Although some UK producers have cited loss of access to that scheme as a disaster, the Media Programme spends a very small amount in the overall scheme of things. UK producers and distributors received c£10 million/$20 million from the scheme in each of the last two years. Last year UK pay TV service Sky spent over £600 million on UK-created content, and that amount was less than each of the two major free to air broadcasters, BBC and ITV, spent.
It’s also fair to acknowledge that some of the productions made with EU support were made in large part because that funding was available. Producers aren’t dumb as a rule; under different rules different projects will be developed to access other schemes or the same schemes in different ways. No doubt they’ll generate the same but different amounts of work and deliver the same but different mix of good, bad and somewhere in between film and television.
While the UK screen production industry has strengthened considerably in the last decade, in large part that has been as a result of UK not EU money and legislation. The industry has also demonstrated that the country receives strong financial return from the funds it does provide. One Oxford Economics report claims a return of £12 for every £1 of subsidy or incentive spend.

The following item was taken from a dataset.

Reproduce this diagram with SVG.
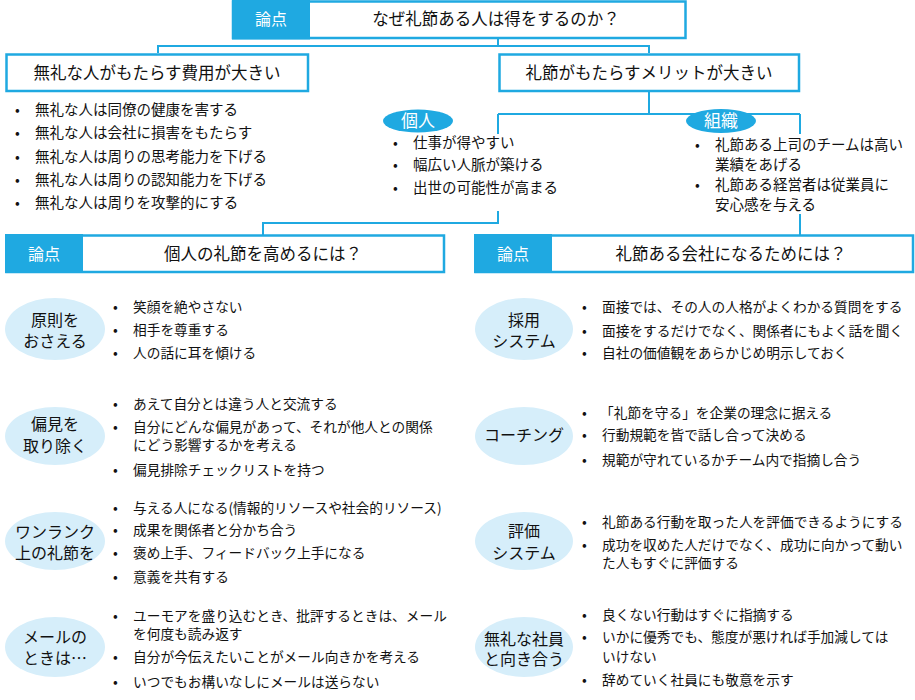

There seems little chance the UK government would wish to discontinue such support, especially as many of the projects supported by those incentives are with US rather than EU partners.
Where there is a real risk of loss to the UK industry is in multi-national companies – production or distribution – that have their European headquarters in the UK. The results of the exit negotiations will determine how many of those companies feel a need to relocate to mainland Europe. As far as distributors are concerned, there’ll be changes imposed on their business anyway when the EU digital single market goes ahead, and those changes will probably reduce the number of players.
Over the next couple of years, the detail of the UK exit will become clear. The process hasn’t begun and doesn’t begin until the UK gives notice to the EU of its intention to exit. That’s probably not going to happen until a new PM replaces David Cameron in October.